Whatever the style of log lodging, it was a monumental accomplishment to carve even the most humble home out of the wilderness. It was hard work and there was honor in it. Families raised many children and lost many too, started new lives, and built their dreams—and a nation—from the ground up in the American frontier.
PHOTOS: (1) This 18’ x 18’ 1800s log cabin, built possibly in the mid-1800s, is part of the “Pioneer Village” in the Spring Mill State Park near Mitchell, Indiana. It was originally the home of the pioneering Ferguson family, who raised 13 children in the cabin. (2) A U.S. Forest Service trapper in front of his cabin 1908. U.S. Forest Service, OSU Archive. (3) A dogtrot slave cabin at Belle Mont Plantation in Colbert County, Alabama. This cabin housed two families before and after Emancipation. Courtesy of Historic American Building Survey. (4) Navaho children standing in front of their Arizona cabin near Canyon de Chelly with sod roof. On some reservations, Native Americans adopted the white log cabin form of lodging. Granger Historical Picture Archive. (5) An Oregon four-square cabin showing very heavy chinking. (6) The Azel Dorsey cabin in the Lincoln Pioneer Village near Rockport in southern Indiana, is a two-story cabin with a six-over-six, double-hung sash windows, and an enclosed chimney on the east.

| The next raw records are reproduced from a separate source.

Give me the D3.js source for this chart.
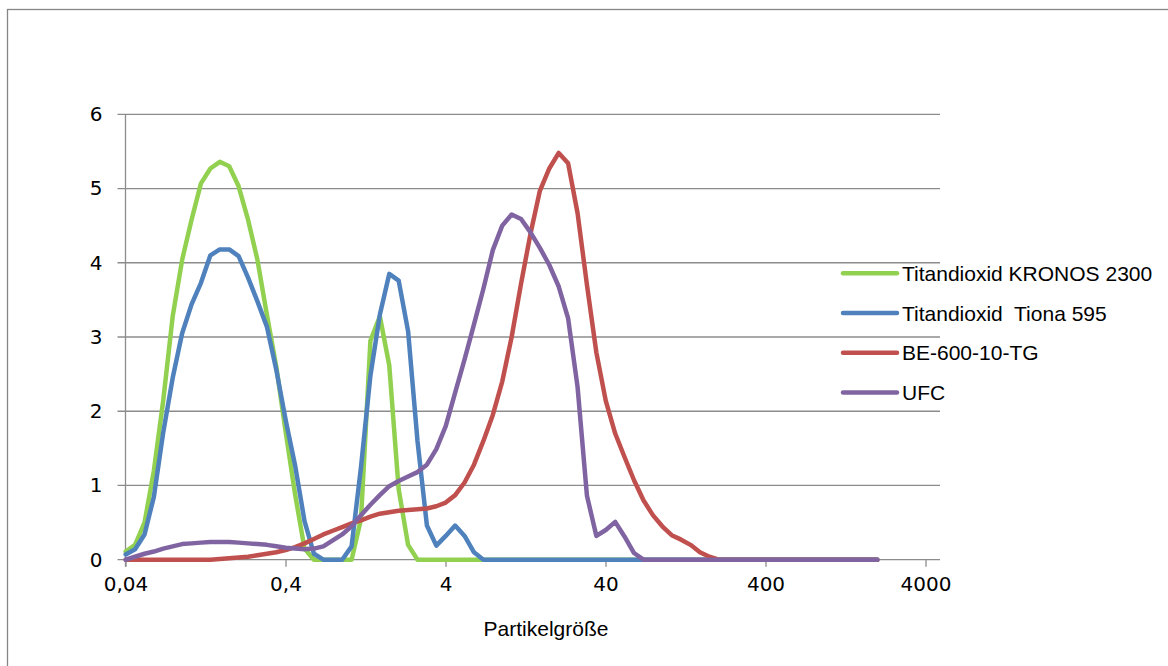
<!DOCTYPE html>
<html>
<head>
<meta charset="utf-8">
<script src="https://cdn.jsdelivr.net/npm/d3@7"></script>
<style>
  body { margin: 0; background: #fff; }
  .tick text { font-family: "DejaVu Sans", sans-serif; font-size: 20px; fill: #000; }
  .legend text, .axis-title { font-family: "Liberation Sans", Arial, sans-serif; font-size: 21px; fill: #000; white-space: pre; }
  .line { fill: none; stroke-width: 4.5; stroke-linejoin: round; stroke-linecap: round; }
</style>
</head>
<body>
<div id="line_plot"></div>
<script>
// particle size classes (µm)
var sizes = [0.0401, 0.0459, 0.0526, 0.0602, 0.0689, 0.0789, 0.0904, 0.1035, 0.1185, 0.1357,
  0.1554, 0.1779, 0.2037, 0.2333, 0.2671, 0.3059, 0.3503, 0.4011, 0.4593, 0.5259,
  0.6022, 0.6896, 0.7897, 0.9043, 1.0355, 1.1857, 1.3578, 1.5548, 1.7803, 2.0387,
  2.3345, 2.6732, 3.0611, 3.5053, 4.0139, 4.5962, 5.2632, 6.0268, 6.9013, 7.9027,
  9.0495, 10.3625, 11.8661, 13.5878, 15.5594, 17.817, 20.4022, 23.3626, 26.7526, 30.6343,
  35.0794, 40.1694, 45.998, 52.6723, 60.315, 69.0667, 79.0882, 90.5642, 103.7052, 118.753,
  135.9843, 155.7159, 178.3105, 204.1836, 233.8108, 267.7368, 306.5855, 351.0713, 402.0122, 460.3447,
  527.141, 603.6296, 691.217, 791.5137, 906.3636, 1037.8784, 1188.4761, 1360.926, 1558.3981, 1784.5237,
  2000];

var kronos = [0.11, 0.2, 0.5, 1.2, 2.15, 3.28, 4.04, 4.58, 5.07, 5.27,
  5.36, 5.3, 5.03, 4.58, 4.04, 3.3, 2.6, 1.72, 0.88, 0.15,
  0, 0, 0, 0, 0, 0.55, 2.95, 3.28, 2.62, 0.95,
  0.2, 0, 0, 0, 0, 0, 0, 0, 0, 0,
  0, 0, 0, 0, 0, 0, 0, 0, 0, 0,
  0, 0, 0, 0, 0, 0, 0, 0, 0, 0,
  0, 0, 0, 0, 0, 0, 0, 0, 0, 0,
  0, 0, 0, 0, 0, 0, 0, 0, 0, 0,
  0];

var tiona = [0.07, 0.14, 0.34, 0.85, 1.72, 2.45, 3.05, 3.44, 3.73, 4.1,
  4.18, 4.18, 4.09, 3.8, 3.48, 3.14, 2.56, 1.88, 1.27, 0.52,
  0.08, 0, 0, 0, 0.18, 1.25, 2.48, 3.3, 3.85, 3.76,
  3.08, 1.6, 0.46, 0.19, 0.32, 0.46, 0.32, 0.1, 0, 0,
  0, 0, 0, 0, 0, 0, 0, 0, 0, 0,
  0, 0, 0, 0, 0, 0, 0, 0, 0, 0,
  0, 0, 0, 0, 0, 0, 0, 0, 0, 0,
  0, 0, 0, 0, 0, 0, 0, 0, 0, 0,
  0];

var be600 = [0, 0, 0, 0, 0, 0, 0, 0, 0, 0,
  0.01, 0.02, 0.03, 0.04, 0.06, 0.08, 0.1, 0.13, 0.17, 0.22,
  0.28, 0.34, 0.39, 0.44, 0.49, 0.53, 0.58, 0.62, 0.64, 0.66,
  0.67, 0.68, 0.69, 0.72, 0.77, 0.87, 1.04, 1.28, 1.6, 1.95,
  2.4, 3.0, 3.72, 4.39, 4.97, 5.27, 5.48, 5.34, 4.67, 3.7,
  2.79, 2.14, 1.7, 1.38, 1.07, 0.8, 0.6, 0.45, 0.33, 0.27,
  0.2, 0.1, 0.04, 0, 0, 0, 0, 0, 0, 0,
  0, 0, 0, 0, 0, 0, 0, 0, 0, 0,
  0];

var ufc = [0, 0.04, 0.08, 0.11, 0.15, 0.18, 0.21, 0.22, 0.23, 0.24,
  0.24, 0.24, 0.23, 0.22, 0.21, 0.2, 0.18, 0.16, 0.15, 0.14,
  0.15, 0.18, 0.26, 0.34, 0.45, 0.6, 0.74, 0.87, 0.99, 1.06,
  1.12, 1.18, 1.28, 1.49, 1.8, 2.25, 2.7, 3.17, 3.65, 4.17,
  4.5, 4.65, 4.59, 4.41, 4.2, 3.97, 3.68, 3.25, 2.33, 0.86,
  0.32, 0.4, 0.51, 0.31, 0.09, 0, 0, 0, 0, 0,
  0, 0, 0, 0, 0, 0, 0, 0, 0, 0,
  0, 0, 0, 0, 0, 0, 0, 0, 0, 0,
  0];

var seriesNames = ["Titandioxid KRONOS 2300", "Titandioxid  Tiona 595", "BE-600-10-TG", "UFC"];
var seriesColors = ["#92d050", "#4f81bd", "#c0504d", "#8064a2"];
var xTicks = [0.04, 0.4, 4, 40, 400, 4000];
var yTicks = [0, 1, 2, 3, 4, 5, 6];

var series = [kronos, tiona, be600, ufc].map(function(vals, i) {
  return {
    name: seriesNames[i],
    color: seriesColors[i],
    values: vals.map(function(v, j) { return { size: sizes[j], value: v }; })
  };
});

var svg_dx = 1168,
  svg_dy = 666,
  plot = { left: 125.5, right: 925.5, top: 114.3, bottom: 559.7 },
  gridRight = 940;

var x = d3.scaleLog().domain([0.04, 4000]).range([plot.left, plot.right]),
  y = d3.scaleLinear().domain([0, 6]).range([plot.bottom, plot.top]);

var svg = d3.select("#line_plot")
  .append("svg")
  .attr("width", svg_dx)
  .attr("height", svg_dy);

// chart border, only top and left are inside the picture
svg.append("rect")
  .attr("x", 7.5)
  .attr("y", 9.5)
  .attr("width", 1200)
  .attr("height", 700)
  .attr("fill", "none")
  .attr("stroke", "#868686")
  .attr("stroke-width", 1.3);

// horizontal gridlines (the 0 one doubles as the x axis line)
svg.append("g")
  .selectAll("line")
  .data(yTicks)
  .enter()
  .append("line")
  .attr("x1", plot.left - 8)
  .attr("x2", gridRight)
  .attr("y1", d => y(d))
  .attr("y2", d => y(d))
  .attr("stroke", "#8c8c8c")
  .attr("stroke-width", 1.3);

// y axis line
svg.append("line")
  .attr("x1", plot.left)
  .attr("x2", plot.left)
  .attr("y1", plot.top)
  .attr("y2", plot.bottom + 7)
  .attr("stroke", "#8c8c8c")
  .attr("stroke-width", 1.3);

var yAxis = d3.axisLeft(y)
  .tickValues(yTicks)
  .tickSize(0)
  .tickPadding(23)
  .tickFormat(d3.format("d"));

svg.append("g")
  .attr("class", "axis axis--y")
  .attr("transform", "translate(" + plot.left + ",0)")
  .call(yAxis)
  .call(g => g.select(".domain").remove());

var xAxis = d3.axisBottom(x)
  .tickValues(xTicks)
  .tickSize(7)
  .tickPadding(10)
  .tickFormat(d => String(d).replace(".", ","));

svg.append("g")
  .attr("class", "axis axis--x")
  .attr("transform", "translate(0," + plot.bottom + ")")
  .call(xAxis)
  .call(g => g.select(".domain").remove())
  .call(g => g.selectAll(".tick line").attr("stroke", "#8c8c8c").attr("stroke-width", 1.3));

svg.append("text")
  .attr("class", "axis-title")
  .attr("x", 546)
  .attr("y", 636)
  .attr("text-anchor", "middle")
  .text("Partikelgröße");

// the lines
var valueline = d3.line()
  .x(d => x(d.size))
  .y(d => y(d.value));

svg.append("g")
  .selectAll("path")
  .data(series)
  .enter()
  .append("path")
  .attr("class", "line")
  .attr("stroke", d => d.color)
  .attr("d", d => valueline(d.values));

// legend on the right
var legend = svg.append("g")
  .attr("class", "legend")
  .selectAll("g")
  .data(series)
  .enter()
  .append("g")
  .attr("transform", (d, i) => "translate(843," + (273.3 + i * 39.7) + ")");

legend.append("line")
  .attr("x1", 0)
  .attr("x2", 54)
  .attr("stroke", d => d.color)
  .attr("stroke-width", 4.5)
  .attr("stroke-linecap", "round");

legend.append("text")
  .attr("x", 59)
  .attr("y", 7.5)
  .text(d => d.name);
</script>
</body>
</html>
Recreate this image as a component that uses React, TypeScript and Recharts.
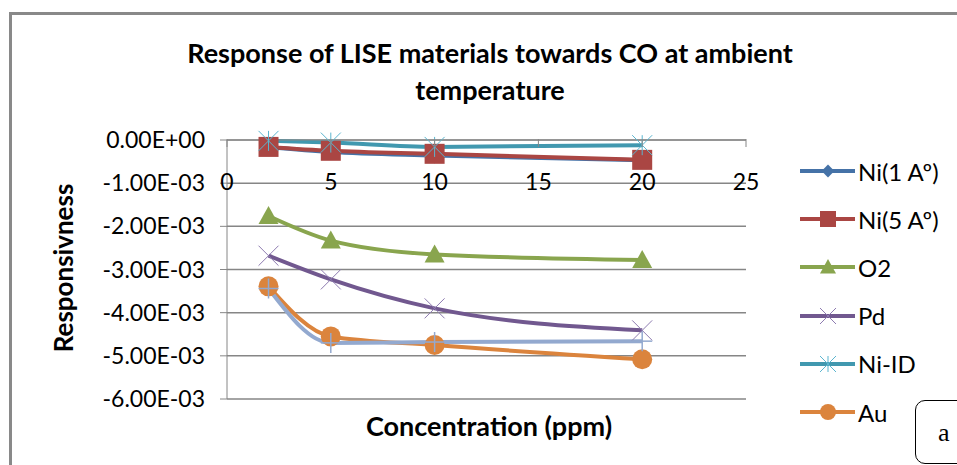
import { CartesianGrid, Legend, Line, LineChart, XAxis, YAxis } from "recharts";

const concentration = [2, 5, 10, 20];
const ni1 = [-0.00017, -0.00028, -0.00036, -0.00047];
const ni5 = [-0.00016, -0.00025, -0.00032, -0.00046];
const o2 = [-0.00176, -0.00233, -0.00265, -0.00278];
const pd = [-0.00268, -0.00323, -0.0039, -0.00441];
const niId = [-0.00002, -0.00006, -0.00016, -0.00012];
const au = [-0.00339, -0.00455, -0.00475, -0.00508];
const extra = [-0.00344, -0.0047, -0.00468, -0.00466];

const xTicks = [0, 5, 10, 15, 20, 25];
const yTicks = [0, -0.001, -0.002, -0.003, -0.004, -0.005, -0.006];

const data = concentration.map((c, i) => ({
  c,
  ni1: ni1[i],
  ni5: ni5[i],
  o2: o2[i],
  pd: pd[i],
  niId: niId[i],
  au: au[i],
  extra: extra[i],
}));

const FONT = "Lato, 'Open Sans', sans-serif";
const PLOT_TOP = 139;
const LABEL_Y = 182;

type Shape = "diamond" | "square" | "triangle" | "x" | "star" | "circle" | "plus";

const seriesList: { key: string; name: string; color: string; shape: Shape; legend: boolean }[] = [
  { key: "ni1", name: "Ni(1 Aº)", color: "#4572A7", shape: "diamond", legend: true },
  { key: "ni5", name: "Ni(5 Aº)", color: "#AA4643", shape: "square", legend: true },
  { key: "o2", name: "O2", color: "#89A54E", shape: "triangle", legend: true },
  { key: "pd", name: "Pd", color: "#71588F", shape: "x", legend: true },
  { key: "niId", name: "Ni-ID", color: "#4198AF", shape: "star", legend: true },
  { key: "au", name: "Au", color: "#DB843D", shape: "circle", legend: true },
  { key: "extra", name: "Series7", color: "#93A9CF", shape: "plus", legend: false },
];

function sci(v: number) {
  if (v === 0) return "0.00E+00";
  const exp = Math.floor(Math.log10(Math.abs(v)) + 1e-9);
  const mant = v / Math.pow(10, exp);
  const e = Math.abs(exp).toString().padStart(2, "0");
  return `${mant.toFixed(2)}E${exp < 0 ? "-" : "+"}${e}`;
}

function Marker({ cx, cy, shape, color, s = 10 }: { cx: number; cy: number; shape: Shape; color: string; s?: number }) {
  if (cx == null || cy == null) return null;
  switch (shape) {
    case "diamond":
      return <polygon points={`${cx},${cy - s * 0.8} ${cx + s * 0.8},${cy} ${cx},${cy + s * 0.8} ${cx - s * 0.8},${cy}`} fill={color} />;
    case "square":
      return <rect x={cx - s} y={cy - s} width={s * 2} height={s * 2} fill={color} />;
    case "triangle":
      return <polygon points={`${cx},${cy - s} ${cx + s},${cy + s * 0.8} ${cx - s},${cy + s * 0.8}`} fill={color} />;
    case "x":
      return (
        <g stroke="#8D7BB0" strokeWidth={1}>
          <line x1={cx - s} y1={cy - s} x2={cx + s} y2={cy + s} />
          <line x1={cx - s} y1={cy + s} x2={cx + s} y2={cy - s} />
        </g>
      );
    case "star":
      return (
        <g stroke="#5BB5CF" strokeWidth={1}>
          <line x1={cx - s} y1={cy - s} x2={cx + s} y2={cy + s} />
          <line x1={cx - s} y1={cy + s} x2={cx + s} y2={cy - s} />
          <line x1={cx} y1={cy - s} x2={cx} y2={cy + s} />
        </g>
      );
    case "circle":
      return <circle cx={cx} cy={cy} r={s} fill={color} />;
    case "plus":
      return (
        <g stroke="#93A9CF" strokeWidth={1.5}>
          <line x1={cx} y1={cy - s} x2={cx} y2={cy + s} />
          <line x1={cx - s} y1={cy} x2={cx + s} y2={cy} />
        </g>
      );
  }
  return null;
}

const renderXTick = (props: any) => {
  const { x, payload, index } = props;
  return (
    <g key={`xt-${index}`}>
      <line x1={x} x2={x} y1={PLOT_TOP} y2={PLOT_TOP + 8} stroke="#868686" />
      <text x={x} y={LABEL_Y} dy={8} textAnchor="middle" fontSize={23} fontFamily={FONT} fill="#000">
        {payload.value}
      </text>
    </g>
  );
};

const LegendContent = () => (
  <div style={{ fontFamily: FONT, fontSize: 24, color: "#000" }}>
    {seriesList
      .filter((s) => s.legend)
      .map((s) => (
        <div key={s.key} style={{ height: 48.2, display: "flex", alignItems: "center" }}>
          <svg width={58} height={30} style={{ display: "block" }}>
            <line x1={0} x2={55} y1={15} y2={15} stroke={s.color} strokeWidth={4} />
            <Marker cx={28} cy={15} shape={s.shape} color={s.color} s={8} />
          </svg>
          <span>{s.name}</span>
        </div>
      ))}
  </div>
);

export default function App() {
  return (
    <div style={{ position: "absolute", left: 0, top: 0, width: 957, height: 465, overflow: "hidden", background: "#fff" }}>
      <div style={{ position: "absolute", left: 9, top: 12, width: 1000, height: 500, border: "3px solid #898989" }} />
      <div
        style={{
          position: "absolute",
          left: 90,
          top: 34,
          width: 800,
          textAlign: "center",
          fontFamily: FONT,
          fontWeight: 700,
          fontSize: 27,
          lineHeight: "37px",
          color: "#000",
        }}
      >
        Response of LISE materials towards CO at ambient
        <br />
        temperature
      </div>
      <div style={{ position: "absolute", left: 0, top: 0 }}>
        <LineChart width={957} height={465} data={data} margin={{ top: PLOT_TOP, left: 97, right: 61, bottom: 66 }}>
          <CartesianGrid horizontal vertical={false} stroke="#868686" strokeWidth={1.5} />
          <XAxis
            dataKey="c"
            type="number"
            domain={[0, 25]}
            ticks={xTicks}
            orientation="top"
            height={1}
            axisLine={{ stroke: "#868686" }}
            tickLine={false}
            tick={renderXTick}
            interval={0}
          />
          <YAxis
            type="number"
            domain={[-0.006, 0]}
            ticks={yTicks}
            width={130}
            interval={0}
            tickFormatter={sci}
            axisLine={{ stroke: "#868686" }}
            tickLine={{ stroke: "#868686" }}
            tickSize={7}
            tickMargin={15}
            tick={{ fontSize: 23, fontFamily: FONT, fill: "#000" }}
          />
          <Legend
            layout="vertical"
            verticalAlign="top"
            align="right"
            content={<LegendContent />}
            wrapperStyle={{ position: "absolute", left: 800, top: 147, width: 150 }}
          />
          {seriesList.map((s) => (
            <Line
              key={s.key}
              dataKey={s.key}
              name={s.name}
              type="monotone"
              stroke={s.color}
              strokeWidth={4}
              isAnimationActive={false}
              legendType={s.legend ? "line" : "none"}
              dot={(p: any) => <Marker key={`${s.key}-${p.index}`} cx={p.cx} cy={p.cy} shape={s.shape} color={s.color} />}
              activeDot={false}
            />
          ))}
        </LineChart>
      </div>
      <div
        style={{
          position: "absolute",
          left: 63,
          top: 268,
          transform: "translate(-50%, -50%) rotate(-90deg)",
          fontFamily: FONT,
          fontWeight: 700,
          fontSize: 26,
          whiteSpace: "nowrap",
          color: "#000",
        }}
      >
        Responsivness
      </div>
      <div
        style={{
          position: "absolute",
          left: 489,
          top: 425,
          transform: "translate(-50%, -50%)",
          fontFamily: FONT,
          fontWeight: 700,
          fontSize: 27,
          whiteSpace: "nowrap",
          color: "#000",
        }}
      >
        Concentration (ppm)
      </div>
      <div
        style={{
          position: "absolute",
          left: 915,
          top: 400,
          width: 70,
          height: 62,
          border: "1.5px solid #000",
          borderRadius: 10,
          background: "#fff",
        }}
      />
      <div style={{ position: "absolute", left: 938, top: 418, fontFamily: "'Liberation Serif', serif", fontSize: 26, color: "#000" }}>
        a
      </div>
    </div>
  );
}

The floor is made of “puncheons,” heavy pieces of roughly dressed timber, hewed out with a broad ax and secured with pegs. (7) The Daniel Grass Home in the Lincoln Pioneer Village in southern Indiana is a two-story cabin with “dog trot” front in middle and six-over-six double hung sashes. The lower two cabins were built then a second story was added, resting on the two with a dogtrot between them. (8) A diagram showing the basic parts of a log cabin. From the website: Ilovehisotry.utah.gov. (9-13) Important parts of a log cabin. (9) Saddle-notched log corners, one of the most basic and simplest notching techniques of long round logs cut from tall trees in which a notch was axed out of the end of the log to fit in with an opposing notch of another log. The bark could remain on the log or planed off. (10) A box-notch corner of square split and planed logs. (11) Example of “chinking” between logs. Chinking was often made of mud, clay, sand, mixed with water (or “spit” as some pioneer recipes called for), hog, goat or cow hair, corn cobs or husks, grass, hemp, or oakum (frayed rope), or even livestock manure or buffalo chips. (12) Shake shingles were often used to roof cabins. They were split from logs, often cedar if available. (13) A typical stone hearth in a log cabin with an iron cooking bar at the top to hang cooking pots or Dutch ovens.